Tina, la coordinatrice du vote au Treize au Jardin, est sur la même longueur d'onde. «J'ai commencé à davantage m'engager dans Democrats Abroad quand je me suis rendue compte que voter n'était pas suffisant face au manque de politesse et au racisme de Donald Trump envers tous 'les autres'», se désole celle qui se présente comme une «femme juive, avec beaucoup d'amis noirs et gays», tout en prenant des selfies avec les électeurs venant de voter. Lorsqu'on lui demande quel est son travail, sa consœur chez Democrats Abroad, Ada, répond même, avec toute l'assurance du monde : «Battre Donald Trump». L'hyperactive présidente travaille en effet à temps plein pour son organisme, après avoir fondé la branche de Democrats Abroad en Chine en 2017, où elle habitait avant de venir s'installer dans l'Hexagone.

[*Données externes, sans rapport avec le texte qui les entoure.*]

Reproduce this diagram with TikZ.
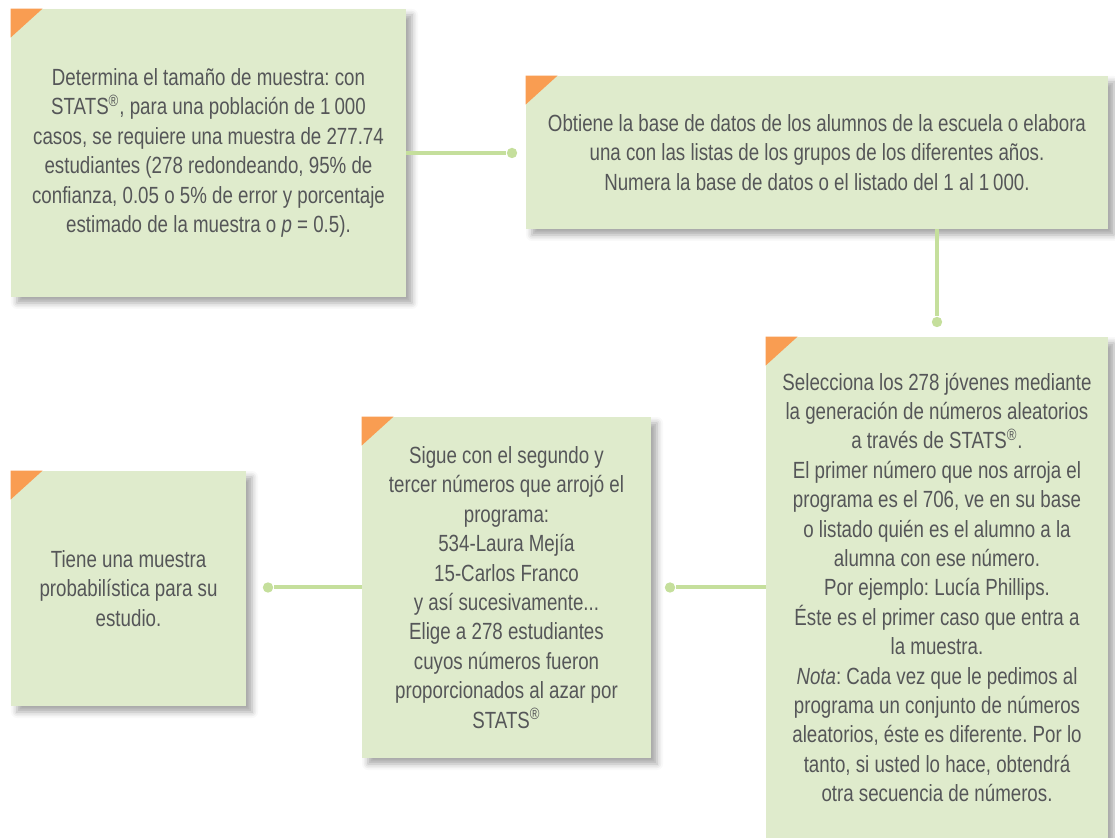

«Peut-être même plus qu'à temps plein actuellement», souligne-t-elle dans un sourire, après s'être félicitée d'une hausse de la participation des démocrates de l'étranger de 50 % par rapport à 2016. Son programme de la semaine est en effet plus que chargé, le vote s'étalant du mardi 3 au mardi 10 mars, avec quasiment tous les jours des événements comme celui du Treize au Jardin, succédant à des séances de vote plus cadrées, et ce aux quatre coins de la France (Paris, Toulouse, Strasbourg, Lille, Lyon, Marseille...).

Ensuite, le prochain temps fort pour Democrats Abroad sera la campagne pour l'élection présidentielle du 3 novembre prochain. Mais contrairement à la primaire, aucune séance de vote comme celui au Treize au Jardin ne sera organisé. En effet, il n'y a pas de scrutin hors territoire pour la présidentielle. S'ils veulent s'exprimer, les démocrates vivant à l'étranger devront soit se rendre aux Etats-Unis, soit remplir une sorte de procuration et l'envoyer outre-Atlantique. «Une majeure partie de notre travail consistera à inciter les Américains expatriés à voter et à les diriger vers le site VoteFromAbroad.org, qui accompagne les électeurs expatriés dans leur vote à distance, la plupart d’entre eux n’ayant pas la possibilité de traverser l'Atlantique pour voter», raconte Jonathon, numéro deux de Democrats Abroad. Ce qui promet donc pour l'organisation encore de longs mois de travail acharné.